No caso de Lula, nenhum pedido por enquanto foi recebido pela ONU no sentido de exigir medidas urgentes e que, apesar da decisão sobre o político catalão, cada caso teria de ser avaliado de forma independente.
"Em teoria, não poder participar de uma eleição poderia ser um dano irreparável", disse o perito Yuval Shany. "Nesse caso, pode-se exigir medidas provisórias", explicou. Mas ele ponderou. "Não podemos especular se Lula tomará essa decisão ou não. Mas, se enviar esse pedido por conta da eleição, teremos de examinar na base se haverá um dano irreparável", completou.
"Temos de examinar o risco real, se há um caso forte e se teremos de intervir para evitar uma violação aos direitos humanos", disse.

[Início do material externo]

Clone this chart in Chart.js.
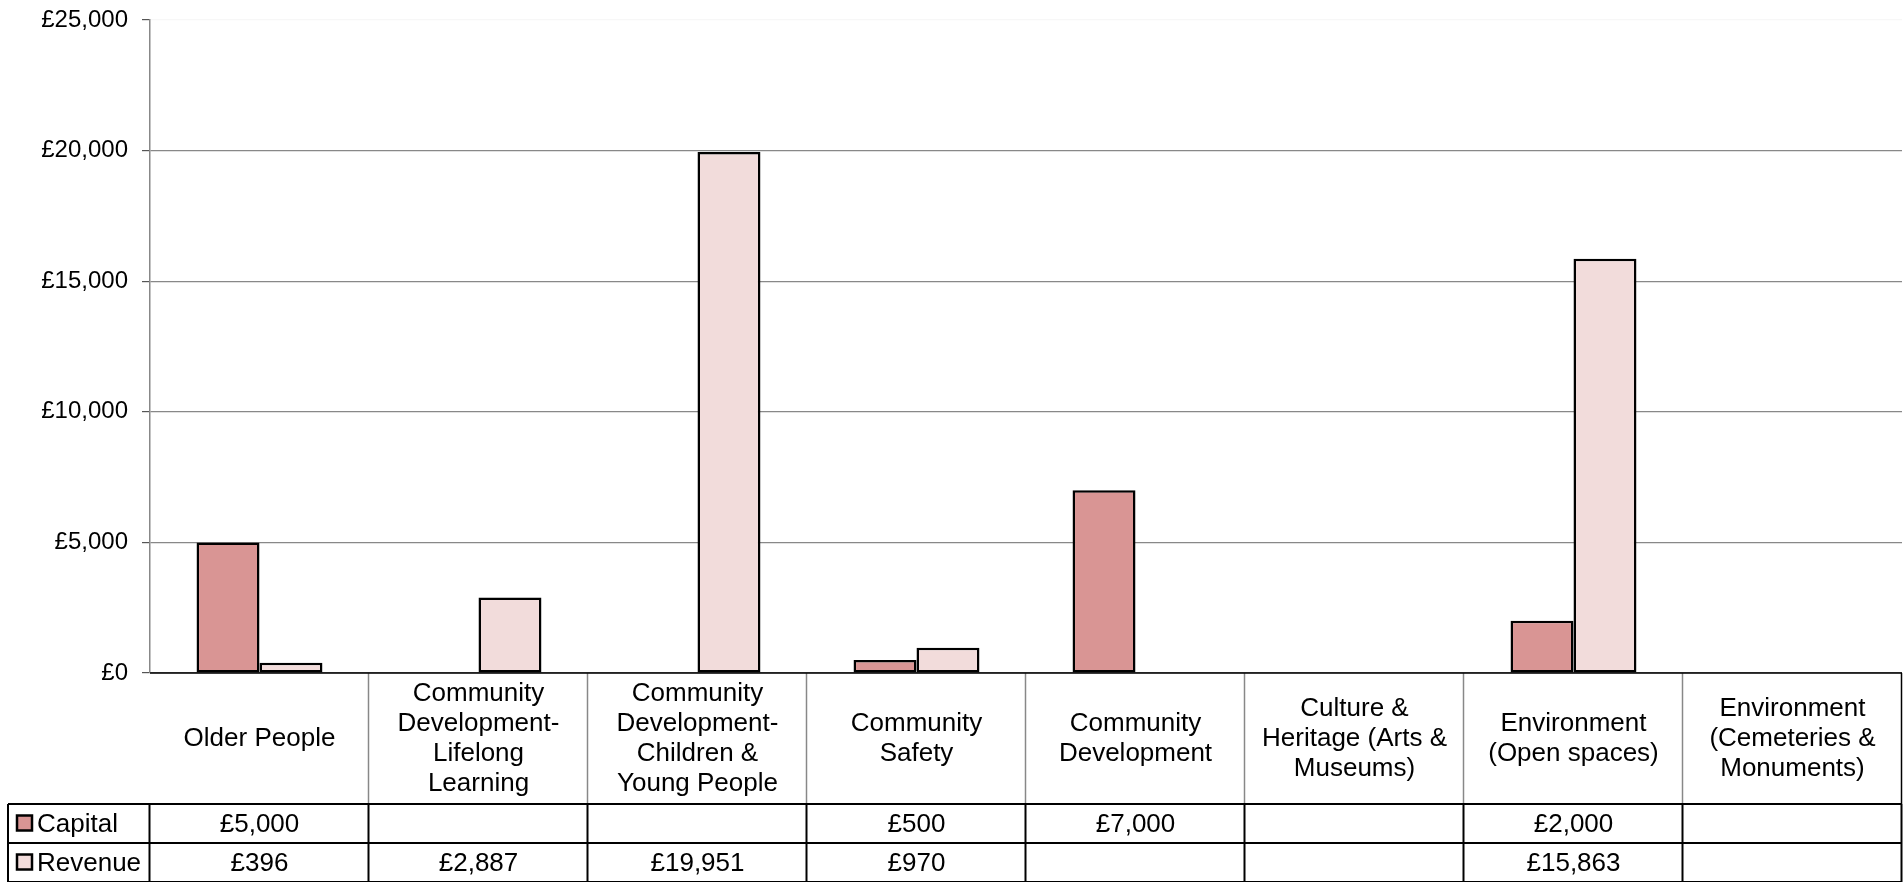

Ele também insistiu que não é porque Sanches, na Catalunha, teve uma decisão favorável que o mesmo ocorreria com Lula.
Além de participação em eleições, um caso pode ser acelerado quando os danos irreparáveis de uma decisão sejam iminentes. Entre as situações que poderiam merecer um status de prioridade está a deportação da pessoa para um local onde correria risco de vida ou uma condenação de pena de morte.
Mas não é apenas o caso de Lula no Comitê que atrai a atenção da ONU. O jornal O Estado de S. Paulo apurou que chamou a atenção da entidade os ônibus atingidos por tiros enquanto integravam a caravana do ex-presidente Lula pelo Sul do País, na semana passada. O incidente, ainda que esteja sendo investigado, foi tratado internamente na ONU como um "sinal negativo" do clima de tensão no País.
O cenário ganhou ainda um novo elemento diante das palavras do comandante do Exército, general Eduardo Villas Boas, que soaram os alertas dentro da entidade.
Em rara manifestações política, pelo Twitter, Villas Boas disse que o Exército "julga compartilhar o anseio de todos os cidadãos de bem de repúdio à impunidade e de respeito à Constituição, à paz social e à Democracia". O general afirmou também que o Exército "se mantém atento às suas missões".
Fontes dentro da entidade indicaram à reportagem que a declaração de um militar sobre uma decisão da Justiça foi vista com "preocupação".